Zur Wahrheit gehört aber auch, dass die Länder durch die Einführung der Pflegeversicherung jährlich 5 Milliarden Kostenersparnis bei der Hilfe zur Pflege haben, die sie nach § 9 SGB XI eigentlich für Investitionen verwenden sollten. Im Jahr 2022 lag aber der tatsächlich aufgewendete Betrag bei 876 Millionen Euro, und damit deutlich darunter. Sachsen hat 2022 beispielsweise keinen einzigen Cent Landesgeld für Investitionen in der Pflege ausgegeben, während es in NRW 667 Millionen Euro waren. Zu den Aufgaben der Länder gehören etwa:

  • Durch Investitionen die Eigenanteile der Heimbewohner*innen zu senken (Meldung am Donnerstag: jetzt fast 3000 Euro im Bundesdurchschnitt), aber auch neue Angebote zu schaffen wie Tagespflege, Nachtpflege, Kurzzeitpflege, ambulante Angebote.
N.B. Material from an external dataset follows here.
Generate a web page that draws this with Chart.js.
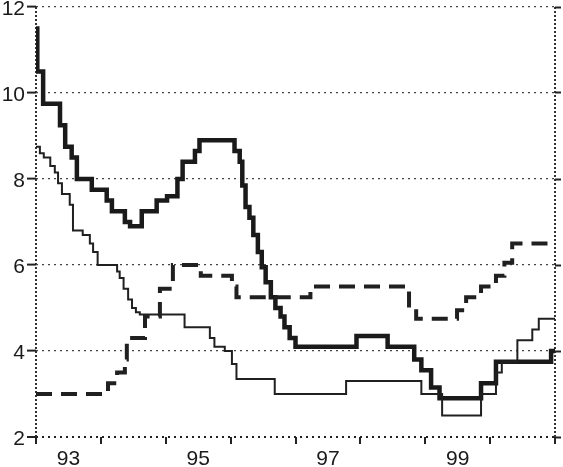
<!DOCTYPE html>
<html>
<head>
<meta charset="utf-8">
<script src="https://cdn.jsdelivr.net/npm/chart.js@4/dist/chart.umd.min.js"></script>
<style>
body { margin: 0; background: #fff; }
</style>
</head>
<body>
<canvas id="rateChart" width="563" height="467"></canvas>
<script>
// step series: date (decimal year) where the level changes, and the new level
const boldDates = [1993.00, 1993.02, 1993.11, 1993.37, 1993.45, 1993.55, 1993.63, 1993.86, 1994.09, 1994.17,
    1994.37, 1994.45, 1994.63, 1994.86, 1995.02, 1995.18, 1995.26, 1995.45, 1995.52, 1996.06,
    1996.14, 1996.18, 1996.23, 1996.29, 1996.35, 1996.42, 1996.48, 1996.54, 1996.62, 1996.69,
    1996.77, 1996.83, 1996.91, 1997.00, 1997.94, 1998.42, 1998.83, 1998.94, 1999.09, 1999.22,
    1999.86, 2000.09, 2000.94, 2001.00];
const boldValues = [11.5, 10.5, 9.75, 9.25, 8.75, 8.5, 8.0, 7.75, 7.5, 7.25,
    7.0, 6.9, 7.25, 7.5, 7.6, 8.0, 8.4, 8.65, 8.9, 8.65,
    8.4, 7.85, 7.35, 7.1, 6.7, 6.3, 5.95, 5.6, 5.25, 5.0,
    4.8, 4.55, 4.3, 4.1, 4.35, 4.1, 3.8, 3.55, 3.15, 2.9,
    3.25, 3.75, 4.0, 4.0];

const thinDates = [1993.00, 1993.06, 1993.12, 1993.22, 1993.29, 1993.34, 1993.40, 1993.52, 1993.57, 1993.72,
    1993.83, 1993.88, 1993.95, 1994.25, 1994.29, 1994.35, 1994.42, 1994.48, 1994.54, 1994.60,
    1995.29, 1995.68, 1995.75, 1995.91, 1996.02, 1996.09, 1996.68, 1997.78, 1998.94, 1999.26,
    1999.86, 2000.09, 2000.18, 2000.42, 2000.65, 2000.75, 2001.00];
const thinValues = [8.75, 8.6, 8.5, 8.3, 8.15, 7.9, 7.65, 7.4, 6.8, 6.7,
    6.5, 6.3, 6.0, 5.85, 5.7, 5.45, 5.2, 5.0, 4.9, 4.85,
    4.55, 4.3, 4.1, 4.0, 3.7, 3.35, 3.0, 3.3, 3.0, 2.5,
    3.0, 3.5, 3.75, 4.25, 4.5, 4.75, 4.75];

const dashDates = [1993.00, 1994.11, 1994.25, 1994.37, 1994.40, 1994.68, 1994.91, 1995.11, 1995.54, 1996.02,
    1996.09, 1997.23, 1998.75, 1998.86, 1999.49, 1999.63, 1999.86, 2000.09, 2000.22, 2000.34,
    2001.00];
const dashValues = [3.0, 3.25, 3.5, 3.8, 4.3, 4.8, 5.45, 6.0, 5.75, 5.5,
    5.25, 5.5, 5.0, 4.75, 4.95, 5.25, 5.5, 5.75, 6.05, 6.5,
    6.5];

const tickYears = [1993, 1995, 1997, 1999];
const tickLabels = ["93", "95", "97", "99"];

function toPoints(xs, ys) {
    return xs.map((x, i) => ({ x: x, y: ys[i] }));
}

Chart.defaults.font.family = "'Liberation Sans', Arial, sans-serif";
Chart.defaults.font.size = 21;
Chart.defaults.color = "#1a1a1a";

const ctx = document.getElementById("rateChart");

new Chart(ctx, {
    type: "line",
    data: {
        datasets: [
            {
                data: toPoints(dashDates, dashValues),
                borderColor: "#202020",
                borderWidth: 4,
                borderDash: [16, 9],
                stepped: true,
                pointRadius: 0
            },
            {
                data: toPoints(thinDates, thinValues),
                borderColor: "#202020",
                borderWidth: 2,
                stepped: true,
                pointRadius: 0
            },
            {
                data: toPoints(boldDates, boldValues),
                borderColor: "#1a1a1a",
                borderWidth: 4.5,
                stepped: true,
                pointRadius: 0
            }
        ]
    },
    options: {
        responsive: false,
        animation: false,
        layout: { padding: { top: 7, left: 0, right: 0, bottom: 0 } },
        plugins: { legend: { display: false }, tooltip: { enabled: false } },
        scales: {
            x: {
                type: "linear",
                min: 1993,
                max: 2001,
                border: { display: false, dash: [2, 2] },
                grid: {
                    color: (c) => (c.tick && (c.tick.value === 1993 || c.tick.value === 2001)) ? "#333" : "rgba(0,0,0,0)",
                    lineWidth: 2,
                    tickColor: "#222",
                    tickWidth: 2,
                    tickLength: 7
                },
                ticks: {
                    stepSize: 1,
                    autoSkip: false,
                    maxRotation: 0,
                    padding: 3,
                    labelOffset: 32.5,
                    callback: (value) => {
                        const i = tickYears.indexOf(value);
                        return i >= 0 ? tickLabels[i] : "";
                    }
                },
                afterFit: (scale) => {
                    scale.height = 30;
                    scale.paddingLeft = 0;
                    scale.paddingRight = 0;
                }
            },
            y: {
                position: "left",
                min: 2,
                max: 12,
                border: { display: false, dash: [2, 4] },
                grid: {
                    color: (c) => (c.tick && c.tick.value === 2) ? "#222" : "#444",
                    lineWidth: (c) => (c.tick && c.tick.value === 2) ? 2 : 1.2,
                    tickColor: "#222",
                    tickWidth: 2,
                    tickLength: 9
                },
                ticks: { stepSize: 2, padding: 2, labelOffset: 2 },
                afterFit: (scale) => {
                    scale.width = 36;
                    scale.paddingTop = 0;
                    scale.paddingBottom = 0;
                }
            },
            y2: {
                position: "right",
                min: 2,
                max: 12,
                border: { display: false },
                grid: {
                    drawOnChartArea: false,
                    tickColor: "#222",
                    tickWidth: 2,
                    tickLength: 6
                },
                ticks: { stepSize: 2, display: false },
                afterFit: (scale) => {
                    scale.width = 8;
                    scale.paddingTop = 0;
                    scale.paddingBottom = 0;
                }
            }
        }
    }
});
</script>
</body>
</html>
Das ist dringend notwendig, um die häusliche Pflege zu entlasten und pflegende Angehörige durch eine gute Infrastruktur vor Ort zu unterstützen.
  • Eine kommunale Pflegeplanung zu veranlassen, z.B. durch ein Landespflegegesetz, wie es unter anderem der Paritätische Landesverband Sachsen fordert. Das können nur die Bundesländer machen und es ist wichtig, dass die Kommunen den Bedarf erheben und ermitteln, welche Angebote bei ihnen ausgebaut werden müssen, damit eine gute und ausreichende Versorgung vor Ort möglich ist.

Zudem steht uns eine große Herausforderung bevor: Die älterwerdende Gesellschaft, insbesondere in Ostdeutschland, bringt einen steigenden Anteil an Pflegebedürftigkeit mit sich. Deshalb müssen wir bereits jetzt die notwendigen Strukturen schaffen, um die Pflegeversicherung langfristig und nachhaltig aufzustellen. Hier darf nicht weiter nur kurzfristig reagiert werden, sondern es braucht eine vorausschauende Finanzierung und Planung, wie sie beispielsweise der Pflege-Report 2024 des Wissenschaftlichen Instituts der AOK fordert.

Die neue Landesregierung hat hier Hausaufgaben zu machen.

Als BÜNDNIS 90/DIE GRÜNEN setzen wir uns auf Bundesebene weiterhin für kostendeckende Steuerzuschüsse aus dem Haushalt für die versicherungsfremden Leistungen in der Kranken- und Pflegeversicherung ein. Das ist ein wichtiger Baustein, um die Beitragszahlenden zu entlasten und die sozialen Sicherungssysteme langfristig stabil zu halten.

Unsere Fraktion hätte bei einer Abstimmung diesem Antrag heute zugestimmt; wird aber auch eine Rücküberweisung in den zuständigen Ausschuss mittragen.